*STORED RECORDS*.

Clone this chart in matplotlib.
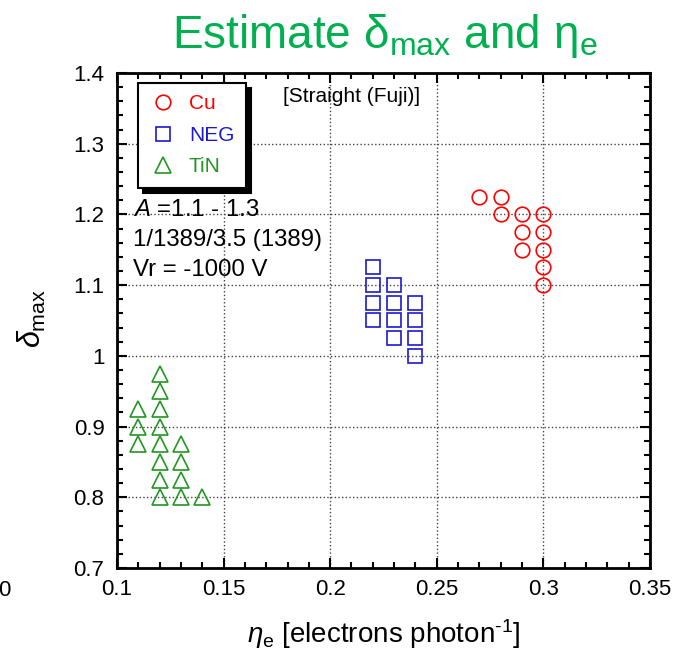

* * *

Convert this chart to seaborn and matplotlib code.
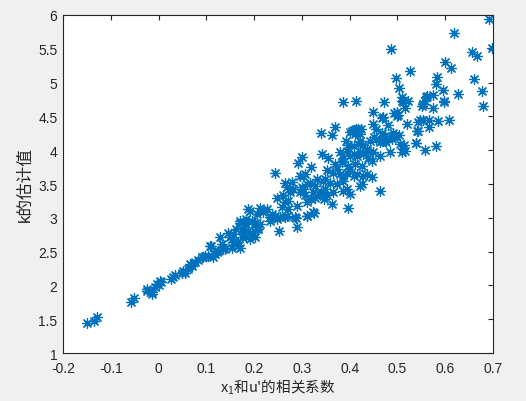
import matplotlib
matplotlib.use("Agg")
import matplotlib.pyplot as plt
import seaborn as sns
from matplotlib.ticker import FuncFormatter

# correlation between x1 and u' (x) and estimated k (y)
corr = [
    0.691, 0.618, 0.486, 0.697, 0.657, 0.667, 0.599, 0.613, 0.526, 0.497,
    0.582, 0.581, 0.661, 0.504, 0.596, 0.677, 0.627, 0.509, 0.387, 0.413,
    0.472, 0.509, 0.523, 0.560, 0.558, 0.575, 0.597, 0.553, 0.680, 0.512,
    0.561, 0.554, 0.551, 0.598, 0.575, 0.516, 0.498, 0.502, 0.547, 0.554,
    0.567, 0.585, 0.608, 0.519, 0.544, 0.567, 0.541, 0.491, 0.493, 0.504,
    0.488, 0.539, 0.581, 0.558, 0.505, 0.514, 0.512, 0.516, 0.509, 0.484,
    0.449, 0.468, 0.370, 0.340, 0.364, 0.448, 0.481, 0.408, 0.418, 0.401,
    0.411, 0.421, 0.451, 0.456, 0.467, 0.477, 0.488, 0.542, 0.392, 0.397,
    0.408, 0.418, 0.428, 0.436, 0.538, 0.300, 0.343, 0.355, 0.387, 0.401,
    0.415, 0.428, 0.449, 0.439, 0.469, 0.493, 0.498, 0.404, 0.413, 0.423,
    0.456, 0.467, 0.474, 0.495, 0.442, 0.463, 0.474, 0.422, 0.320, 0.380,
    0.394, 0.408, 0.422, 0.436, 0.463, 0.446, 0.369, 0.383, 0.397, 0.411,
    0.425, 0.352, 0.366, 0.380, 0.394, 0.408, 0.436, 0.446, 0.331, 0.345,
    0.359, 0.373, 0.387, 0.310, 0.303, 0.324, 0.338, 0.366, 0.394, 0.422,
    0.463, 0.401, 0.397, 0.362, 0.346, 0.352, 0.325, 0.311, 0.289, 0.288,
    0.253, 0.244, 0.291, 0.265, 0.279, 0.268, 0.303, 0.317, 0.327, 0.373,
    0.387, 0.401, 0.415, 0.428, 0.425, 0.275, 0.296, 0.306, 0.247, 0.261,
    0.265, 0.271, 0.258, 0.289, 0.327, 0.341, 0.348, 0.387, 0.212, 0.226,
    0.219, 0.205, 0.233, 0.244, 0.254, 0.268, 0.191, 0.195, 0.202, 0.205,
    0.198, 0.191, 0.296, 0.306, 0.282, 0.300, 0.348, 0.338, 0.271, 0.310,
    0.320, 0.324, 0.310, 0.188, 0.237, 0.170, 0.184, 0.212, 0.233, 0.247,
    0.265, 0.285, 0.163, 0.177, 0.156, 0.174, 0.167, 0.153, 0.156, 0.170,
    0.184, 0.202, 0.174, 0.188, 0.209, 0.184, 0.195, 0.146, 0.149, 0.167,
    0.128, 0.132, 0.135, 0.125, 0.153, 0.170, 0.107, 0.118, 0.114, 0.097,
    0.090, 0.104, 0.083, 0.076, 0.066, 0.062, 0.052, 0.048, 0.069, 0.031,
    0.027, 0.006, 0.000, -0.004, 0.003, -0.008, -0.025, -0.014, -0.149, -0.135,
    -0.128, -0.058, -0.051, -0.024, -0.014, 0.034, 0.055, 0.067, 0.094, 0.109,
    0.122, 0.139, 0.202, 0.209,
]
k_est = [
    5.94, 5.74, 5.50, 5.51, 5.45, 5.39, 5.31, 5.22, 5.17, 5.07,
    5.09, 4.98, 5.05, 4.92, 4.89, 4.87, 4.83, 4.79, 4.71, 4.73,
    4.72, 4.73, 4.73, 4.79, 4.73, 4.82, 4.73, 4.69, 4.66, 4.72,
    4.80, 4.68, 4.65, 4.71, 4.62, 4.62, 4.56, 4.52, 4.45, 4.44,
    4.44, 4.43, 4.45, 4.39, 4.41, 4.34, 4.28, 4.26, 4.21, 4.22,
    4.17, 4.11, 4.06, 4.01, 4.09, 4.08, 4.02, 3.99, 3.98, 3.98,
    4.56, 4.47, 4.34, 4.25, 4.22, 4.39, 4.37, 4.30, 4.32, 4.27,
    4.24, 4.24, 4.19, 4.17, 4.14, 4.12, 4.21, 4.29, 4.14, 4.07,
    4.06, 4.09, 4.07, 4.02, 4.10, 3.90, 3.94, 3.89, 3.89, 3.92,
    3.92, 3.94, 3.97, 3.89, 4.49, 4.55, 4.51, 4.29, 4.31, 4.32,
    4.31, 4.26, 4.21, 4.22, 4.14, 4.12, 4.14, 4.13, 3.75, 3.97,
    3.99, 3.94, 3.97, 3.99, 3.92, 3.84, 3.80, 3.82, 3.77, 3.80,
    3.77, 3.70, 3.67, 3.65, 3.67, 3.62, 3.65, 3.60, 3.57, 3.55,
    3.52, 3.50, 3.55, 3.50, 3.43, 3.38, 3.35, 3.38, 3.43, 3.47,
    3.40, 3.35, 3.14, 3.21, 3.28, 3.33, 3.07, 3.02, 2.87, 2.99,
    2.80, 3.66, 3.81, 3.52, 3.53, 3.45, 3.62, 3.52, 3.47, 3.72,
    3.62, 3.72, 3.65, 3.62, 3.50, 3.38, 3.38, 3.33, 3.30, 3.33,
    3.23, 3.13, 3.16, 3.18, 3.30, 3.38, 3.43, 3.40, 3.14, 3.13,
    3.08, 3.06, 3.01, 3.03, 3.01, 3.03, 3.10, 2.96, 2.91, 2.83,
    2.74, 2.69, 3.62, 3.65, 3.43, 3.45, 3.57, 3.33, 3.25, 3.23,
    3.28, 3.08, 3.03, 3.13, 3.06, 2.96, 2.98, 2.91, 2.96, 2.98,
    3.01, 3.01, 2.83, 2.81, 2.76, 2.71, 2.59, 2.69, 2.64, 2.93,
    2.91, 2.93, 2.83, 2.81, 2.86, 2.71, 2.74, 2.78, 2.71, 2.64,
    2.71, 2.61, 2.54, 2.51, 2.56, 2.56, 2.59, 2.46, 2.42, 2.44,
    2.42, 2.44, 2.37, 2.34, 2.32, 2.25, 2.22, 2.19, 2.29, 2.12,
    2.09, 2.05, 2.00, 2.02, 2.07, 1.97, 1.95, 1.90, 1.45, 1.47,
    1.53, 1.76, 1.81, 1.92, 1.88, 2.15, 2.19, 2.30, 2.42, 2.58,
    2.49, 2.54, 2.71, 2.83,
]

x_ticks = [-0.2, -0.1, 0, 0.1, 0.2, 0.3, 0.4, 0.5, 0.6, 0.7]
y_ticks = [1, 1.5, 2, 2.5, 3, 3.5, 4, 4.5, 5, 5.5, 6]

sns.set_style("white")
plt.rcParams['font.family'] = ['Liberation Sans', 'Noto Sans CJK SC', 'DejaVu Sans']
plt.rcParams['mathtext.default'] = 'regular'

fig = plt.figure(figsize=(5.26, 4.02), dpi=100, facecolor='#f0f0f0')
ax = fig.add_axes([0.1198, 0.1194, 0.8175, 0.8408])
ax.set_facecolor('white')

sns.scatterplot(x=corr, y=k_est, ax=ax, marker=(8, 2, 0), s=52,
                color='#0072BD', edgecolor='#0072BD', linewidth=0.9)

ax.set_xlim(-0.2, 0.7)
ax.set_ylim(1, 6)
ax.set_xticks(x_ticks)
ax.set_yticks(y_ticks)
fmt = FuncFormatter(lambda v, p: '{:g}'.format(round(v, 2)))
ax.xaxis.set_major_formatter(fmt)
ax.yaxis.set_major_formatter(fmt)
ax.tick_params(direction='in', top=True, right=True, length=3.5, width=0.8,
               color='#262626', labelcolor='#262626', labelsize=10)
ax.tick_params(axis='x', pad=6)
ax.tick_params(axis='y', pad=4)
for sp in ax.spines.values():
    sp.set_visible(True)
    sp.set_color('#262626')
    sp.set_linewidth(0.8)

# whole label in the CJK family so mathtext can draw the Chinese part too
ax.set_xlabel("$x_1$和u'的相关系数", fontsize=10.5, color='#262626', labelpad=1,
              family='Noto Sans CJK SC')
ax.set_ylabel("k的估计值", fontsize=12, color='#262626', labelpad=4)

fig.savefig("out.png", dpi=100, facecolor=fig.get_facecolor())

*TASK STATEMENT*.
Leave the pictures out and copy exactly the lines from the one with "Convert this chart" through the one with "from matplotlib.ticker import FuncFormatter", nothing more.

*RESULT OF THIS TASK*.
Convert this chart to seaborn and matplotlib code.
import matplotlib
matplotlib.use("Agg")
import matplotlib.pyplot as plt
import seaborn as sns
from matplotlib.ticker import FuncFormatter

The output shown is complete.